First, I make the recipe.

The recipe unites the data, formula, and preprocessing steps. Here, I use all the predictors. While all the predictors have non-zero variance, I still place the step_zv preprocessing step to remove zero-variance predictors as a best practice suggested by the boilerplate.

xgboost_recipe <- 
  recipe(formula = solubility ~ mw + h_bond_donors + rings + rotatable_bonds + 
    psa, data = train_data) %>% 
  step_zv(all_predictors())

Second, I make the spec.

The specification sets the engine as XGBoost, the mode as regression, and specifies the hyperparameters needing tuning.

xgboost_spec <- 
  boost_tree(trees = tune(), min_n = tune(), tree_depth = tune(), learn_rate = tune(), 
    loss_reduction = tune(), sample_size = tune()) %>% 
  set_mode("regression") %>% 
  set_engine("xgboost")

Third, I make the workflow.

The workflow ties the spec and recipe together.

xgboost_workflow <- 
  workflow() %>% 
  add_recipe(xgboost_recipe) %>% 
  add_model(xgboost_spec)

Fourth, I tune XGBoost

I set a random seed for reproducibility and enable parallel processing, keeping the default of using half the available cores.
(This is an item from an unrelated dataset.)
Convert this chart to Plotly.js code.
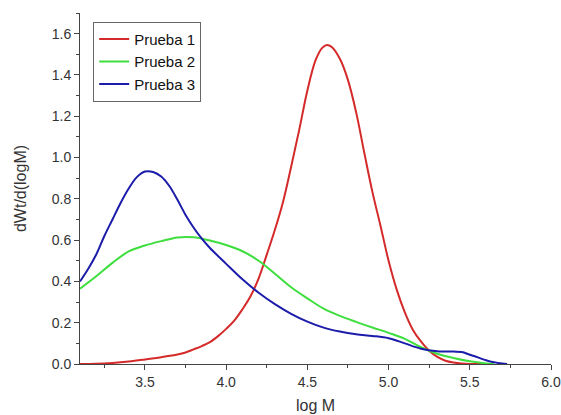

Then, I tune based on a grid search of 200 points.

set.seed(123)
doParallel::registerDoParallel()

xgboost_tune <-
  tune_grid(xgboost_workflow, resamples = train_boot, grid = 20)

Evaluate the model

First, I plot performance metrics during the model tuning.

Figure 1 reflects the RMSE and R^2 performance metrics during the tuning process.

autoplot(xgboost_tune) +
  theme_gray()

Figure 1: XGBoost Tuning Session

Second, I finalize the workflow.

Workflow finalization selects the best performing hyperparameters based on the RMSE metric.

final_xgb <- xgboost_workflow %>%
  finalize_workflow(select_best(xgboost_tune, metric = "rmse"))

Third, I fit and collect predictions from the best-performing model.

In Figure 2, I plot the predictions with a trend line in the plot to see how well the model behaves on the test data.

solubilty_fit <- last_fit(final_xgb, split)
metrics <- collect_metrics(solubilty_fit)
knitr::kable(metrics)

.metric	.estimator	.estimate	.config
rmse	standard	0.9204040	Preprocessor1_Model1
rsq	standard	0.8094534	Preprocessor1_Model1

collect_predictions(solubilty_fit) %>%
  ggplot(aes(.pred, solubility)) +
  geom_point(alpha = 0.4) +
  stat_smooth(method = "lm", se = FALSE)

## `geom_smooth()` using formula 'y ~ x'

Figure 2: Actual vs predicted solubility

Finally, I check the variable importance.

In Figure 3 of variable importance, molecular weight is the most critical predictor of solubility for the XGBoost model.

final_xgb %>%
  fit(data = train_data) %>%
  pull_workflow_fit() %>%
  vip(geom = "point")

## Warning: `pull_workflow_fit()` was deprecated in workflows 0.2.3.
## Please use `extract_fit_parsnip()` instead.

Figure 3: Variable importance

Figure 4 shows how molecular weight tends to increase as the number of features on a molecule increase.

alpha = 0.1
p1 <- ggplot(df, aes(x = psa, y = mw)) +
  geom_jitter(alpha = alpha) +
  geom_smooth(method = "lm", se = FALSE) +
  labs(title = "(a)") +
  theme_minimal()

p2 <- ggplot(df, aes(x = solubility, y = mw)) +
  geom_jitter(alpha = alpha) +
  geom_smooth(method = "lm", se = FALSE) +
  labs(title = "(b)") +
  theme_minimal()

p3 <- ggplot(df, aes(x = h_bond_donors, y = mw)) +
  geom_jitter(alpha = alpha, width = 0.1) +
  geom_smooth(method = "lm", se = FALSE) +
  labs(title = "(c)") +
  theme_minimal()

p4 <- ggplot(df, aes(x = rings, y = mw)) +
  geom_jitter(alpha = alpha, width = 0.1) +
  geom_smooth(method = "lm", se = FALSE) +
  labs(title = "(d)") +
  theme_minimal()

p5 <- ggplot(df, aes(x = rotatable_bonds, y = mw)) +
  geom_jitter(alpha = alpha, width = 0.1) +
  geom_smooth(method = "lm", se = FALSE) +
  labs(title = "(e)") +
  theme_minimal()

grid.arrange(p1, p2, p3, p4, p5, nrow = 3)

## `geom_smooth()` using formula 'y ~ x'
## `geom_smooth()` using formula 'y ~ x'
## `geom_smooth()` using formula 'y ~ x'
## `geom_smooth()` using formula 'y ~ x'
## `geom_smooth()` using formula 'y ~ x'

Figure 4: Relationship of molecular weight to other variables

Conclusion

Perhaps the XGBoost model’s perfomance could be improved even further by either increasing the number of sample points on the hyperparameter grid or by using a more intelligent sampling method, such as latin hypercube.